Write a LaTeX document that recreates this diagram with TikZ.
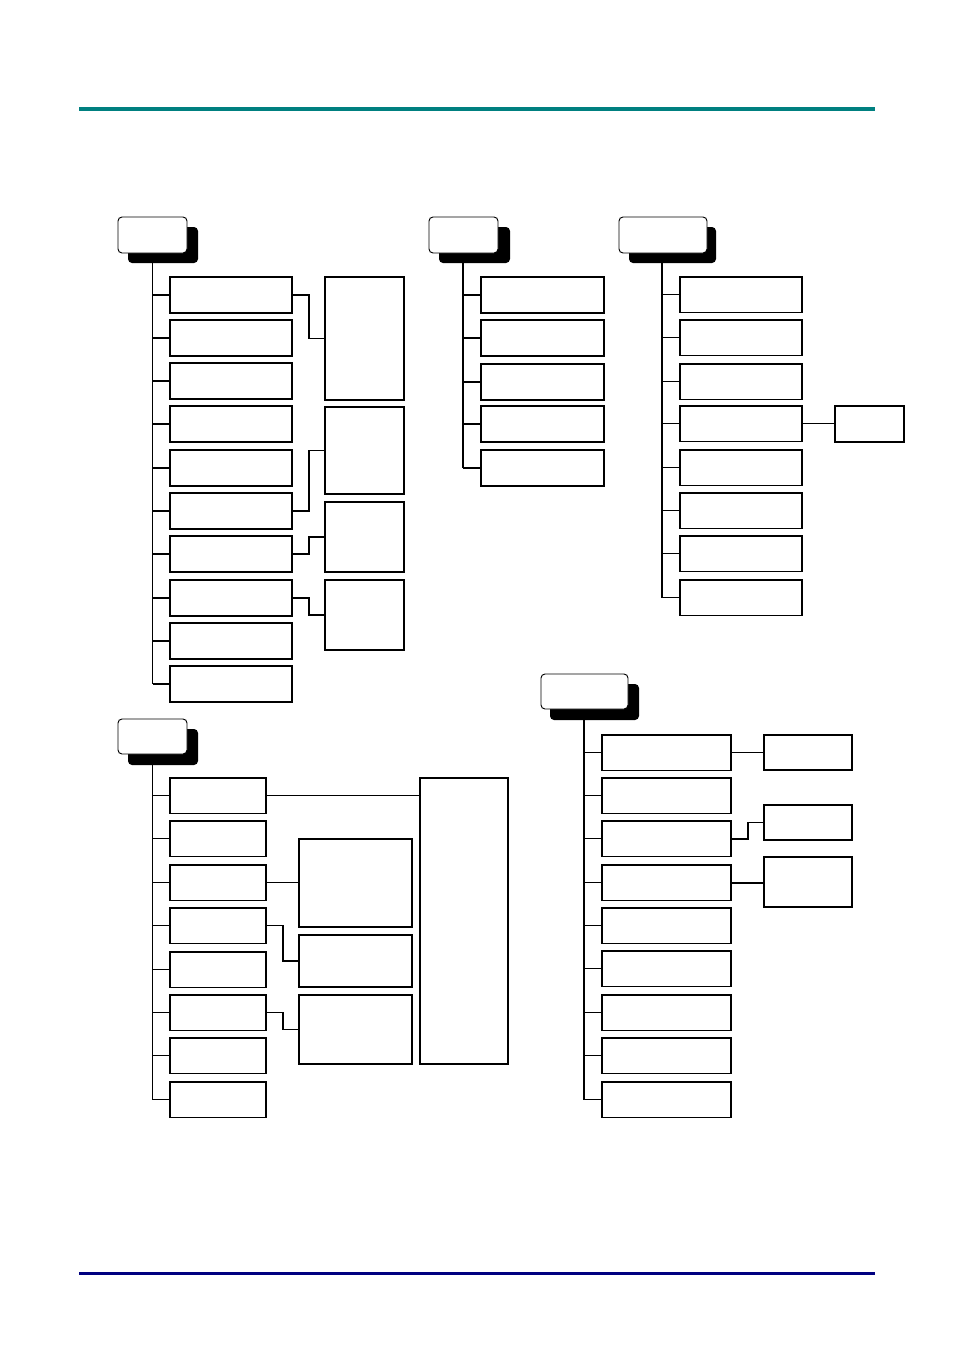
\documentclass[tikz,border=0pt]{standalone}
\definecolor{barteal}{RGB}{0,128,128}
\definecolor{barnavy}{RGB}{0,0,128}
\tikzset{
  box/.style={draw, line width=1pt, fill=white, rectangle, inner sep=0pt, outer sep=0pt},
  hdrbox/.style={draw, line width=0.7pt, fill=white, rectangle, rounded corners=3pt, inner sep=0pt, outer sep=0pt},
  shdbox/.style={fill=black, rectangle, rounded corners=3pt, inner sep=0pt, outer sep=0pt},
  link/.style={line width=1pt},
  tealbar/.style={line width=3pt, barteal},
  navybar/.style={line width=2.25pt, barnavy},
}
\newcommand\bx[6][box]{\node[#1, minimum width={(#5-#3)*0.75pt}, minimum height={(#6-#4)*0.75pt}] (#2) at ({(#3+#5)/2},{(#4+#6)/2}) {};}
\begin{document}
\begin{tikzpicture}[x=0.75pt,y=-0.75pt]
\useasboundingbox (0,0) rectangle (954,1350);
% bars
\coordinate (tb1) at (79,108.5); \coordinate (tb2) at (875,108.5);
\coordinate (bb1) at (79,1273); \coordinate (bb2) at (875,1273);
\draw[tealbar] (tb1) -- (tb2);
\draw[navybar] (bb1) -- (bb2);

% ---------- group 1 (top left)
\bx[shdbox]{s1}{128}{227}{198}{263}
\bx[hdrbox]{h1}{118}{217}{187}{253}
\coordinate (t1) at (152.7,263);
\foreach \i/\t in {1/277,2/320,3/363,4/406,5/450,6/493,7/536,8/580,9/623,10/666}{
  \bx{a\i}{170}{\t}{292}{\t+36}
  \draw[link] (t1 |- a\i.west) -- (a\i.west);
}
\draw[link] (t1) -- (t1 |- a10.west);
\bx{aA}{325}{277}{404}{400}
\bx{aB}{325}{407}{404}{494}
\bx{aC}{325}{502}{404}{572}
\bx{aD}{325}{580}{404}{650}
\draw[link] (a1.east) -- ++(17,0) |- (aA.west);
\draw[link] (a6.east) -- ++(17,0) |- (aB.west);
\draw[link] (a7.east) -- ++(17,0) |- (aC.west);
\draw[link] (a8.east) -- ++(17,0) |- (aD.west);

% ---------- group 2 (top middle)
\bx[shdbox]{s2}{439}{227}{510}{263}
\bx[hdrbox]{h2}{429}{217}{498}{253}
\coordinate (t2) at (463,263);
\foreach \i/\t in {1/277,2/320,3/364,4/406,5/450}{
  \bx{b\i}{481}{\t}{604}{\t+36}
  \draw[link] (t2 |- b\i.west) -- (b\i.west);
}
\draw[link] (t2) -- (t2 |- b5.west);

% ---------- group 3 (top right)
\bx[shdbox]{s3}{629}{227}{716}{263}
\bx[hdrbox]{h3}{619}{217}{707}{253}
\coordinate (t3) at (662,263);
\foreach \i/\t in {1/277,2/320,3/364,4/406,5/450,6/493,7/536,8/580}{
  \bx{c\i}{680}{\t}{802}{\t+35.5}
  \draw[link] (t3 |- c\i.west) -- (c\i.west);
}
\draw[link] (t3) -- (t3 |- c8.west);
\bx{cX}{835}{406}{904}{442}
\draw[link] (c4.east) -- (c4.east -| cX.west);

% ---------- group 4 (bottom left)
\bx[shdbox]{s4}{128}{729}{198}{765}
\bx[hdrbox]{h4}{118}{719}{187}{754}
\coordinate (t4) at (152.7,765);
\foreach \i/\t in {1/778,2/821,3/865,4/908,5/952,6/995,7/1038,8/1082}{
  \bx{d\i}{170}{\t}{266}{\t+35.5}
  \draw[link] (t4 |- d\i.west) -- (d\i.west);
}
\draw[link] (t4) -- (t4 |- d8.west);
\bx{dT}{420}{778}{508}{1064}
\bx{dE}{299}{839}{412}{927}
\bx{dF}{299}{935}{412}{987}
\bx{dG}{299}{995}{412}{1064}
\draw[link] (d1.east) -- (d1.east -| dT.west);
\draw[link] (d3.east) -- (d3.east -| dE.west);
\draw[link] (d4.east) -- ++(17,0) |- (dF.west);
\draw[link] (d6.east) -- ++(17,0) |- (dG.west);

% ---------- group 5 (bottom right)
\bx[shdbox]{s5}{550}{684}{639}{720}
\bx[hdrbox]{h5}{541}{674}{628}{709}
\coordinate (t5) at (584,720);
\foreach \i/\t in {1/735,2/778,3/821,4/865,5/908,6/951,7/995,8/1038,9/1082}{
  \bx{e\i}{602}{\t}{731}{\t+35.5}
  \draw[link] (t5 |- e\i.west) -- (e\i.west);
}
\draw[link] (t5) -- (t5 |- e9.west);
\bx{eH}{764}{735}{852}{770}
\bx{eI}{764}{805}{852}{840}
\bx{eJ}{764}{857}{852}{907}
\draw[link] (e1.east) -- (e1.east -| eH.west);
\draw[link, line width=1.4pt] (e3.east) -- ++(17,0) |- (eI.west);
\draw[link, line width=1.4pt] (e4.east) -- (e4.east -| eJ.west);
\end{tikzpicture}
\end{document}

### THE REQUEST
Omitting all images, print the listing exactly.

### RESULT
Write a LaTeX document that recreates this diagram with TikZ.
\documentclass[tikz,border=0pt]{standalone}
\definecolor{barteal}{RGB}{0,128,128}
\definecolor{barnavy}{RGB}{0,0,128}
\tikzset{
  box/.style={draw, line width=1pt, fill=white, rectangle, inner sep=0pt, outer sep=0pt},
  hdrbox/.style={draw, line width=0.7pt, fill=white, rectangle, rounded corners=3pt, inner sep=0pt, outer sep=0pt},
  shdbox/.style={fill=black, rectangle, rounded corners=3pt, inner sep=0pt, outer sep=0pt},
  link/.style={line width=1pt},
  tealbar/.style={line width=3pt, barteal},
  navybar/.style={line width=2.25pt, barnavy},
}
\newcommand\bx[6][box]{\node[#1, minimum width={(#5-#3)*0.75pt}, minimum height={(#6-#4)*0.75pt}] (#2) at ({(#3+#5)/2},{(#4+#6)/2}) {};}
\begin{document}
\begin{tikzpicture}[x=0.75pt,y=-0.75pt]
\useasboundingbox (0,0) rectangle (954,1350);
% bars
\coordinate (tb1) at (79,108.5); \coordinate (tb2) at (875,108.5);
\coordinate (bb1) at (79,1273); \coordinate (bb2) at (875,1273);
\draw[tealbar] (tb1) -- (tb2);
\draw[navybar] (bb1) -- (bb2);

% ---------- group 1 (top left)
\bx[shdbox]{s1}{128}{227}{198}{263}
\bx[hdrbox]{h1}{118}{217}{187}{253}
\coordinate (t1) at (152.7,263);
\foreach \i/\t in {1/277,2/320,3/363,4/406,5/450,6/493,7/536,8/580,9/623,10/666}{
  \bx{a\i}{170}{\t}{292}{\t+36}
  \draw[link] (t1 |- a\i.west) -- (a\i.west);
}
\draw[link] (t1) -- (t1 |- a10.west);
\bx{aA}{325}{277}{404}{400}
\bx{aB}{325}{407}{404}{494}
\bx{aC}{325}{502}{404}{572}
\bx{aD}{325}{580}{404}{650}
\draw[link] (a1.east) -- ++(17,0) |- (aA.west);
\draw[link] (a6.east) -- ++(17,0) |- (aB.west);
\draw[link] (a7.east) -- ++(17,0) |- (aC.west);
\draw[link] (a8.east) -- ++(17,0) |- (aD.west);

% ---------- group 2 (top middle)
\bx[shdbox]{s2}{439}{227}{510}{263}
\bx[hdrbox]{h2}{429}{217}{498}{253}
\coordinate (t2) at (463,263);
\foreach \i/\t in {1/277,2/320,3/364,4/406,5/450}{
  \bx{b\i}{481}{\t}{604}{\t+36}
  \draw[link] (t2 |- b\i.west) -- (b\i.west);
}
\draw[link] (t2) -- (t2 |- b5.west);

% ---------- group 3 (top right)
\bx[shdbox]{s3}{629}{227}{716}{263}
\bx[hdrbox]{h3}{619}{217}{707}{253}
\coordinate (t3) at (662,263);
\foreach \i/\t in {1/277,2/320,3/364,4/406,5/450,6/493,7/536,8/580}{
  \bx{c\i}{680}{\t}{802}{\t+35.5}
  \draw[link] (t3 |- c\i.west) -- (c\i.west);
}
\draw[link] (t3) -- (t3 |- c8.west);
\bx{cX}{835}{406}{904}{442}
\draw[link] (c4.east) -- (c4.east -| cX.west);

% ---------- group 4 (bottom left)
\bx[shdbox]{s4}{128}{729}{198}{765}
\bx[hdrbox]{h4}{118}{719}{187}{754}
\coordinate (t4) at (152.7,765);
\foreach \i/\t in {1/778,2/821,3/865,4/908,5/952,6/995,7/1038,8/1082}{
  \bx{d\i}{170}{\t}{266}{\t+35.5}
  \draw[link] (t4 |- d\i.west) -- (d\i.west);
}
\draw[link] (t4) -- (t4 |- d8.west);
\bx{dT}{420}{778}{508}{1064}
\bx{dE}{299}{839}{412}{927}
\bx{dF}{299}{935}{412}{987}
\bx{dG}{299}{995}{412}{1064}
\draw[link] (d1.east) -- (d1.east -| dT.west);
\draw[link] (d3.east) -- (d3.east -| dE.west);
\draw[link] (d4.east) -- ++(17,0) |- (dF.west);
\draw[link] (d6.east) -- ++(17,0) |- (dG.west);

% ---------- group 5 (bottom right)
\bx[shdbox]{s5}{550}{684}{639}{720}
\bx[hdrbox]{h5}{541}{674}{628}{709}
\coordinate (t5) at (584,720);
\foreach \i/\t in {1/735,2/778,3/821,4/865,5/908,6/951,7/995,8/1038,9/1082}{
  \bx{e\i}{602}{\t}{731}{\t+35.5}
  \draw[link] (t5 |- e\i.west) -- (e\i.west);
}
\draw[link] (t5) -- (t5 |- e9.west);
\bx{eH}{764}{735}{852}{770}
\bx{eI}{764}{805}{852}{840}
\bx{eJ}{764}{857}{852}{907}
\draw[link] (e1.east) -- (e1.east -| eH.west);
\draw[link, line width=1.4pt] (e3.east) -- ++(17,0) |- (eI.west);
\draw[link, line width=1.4pt] (e4.east) -- (e4.east -| eJ.west);
\end{tikzpicture}
\end{document}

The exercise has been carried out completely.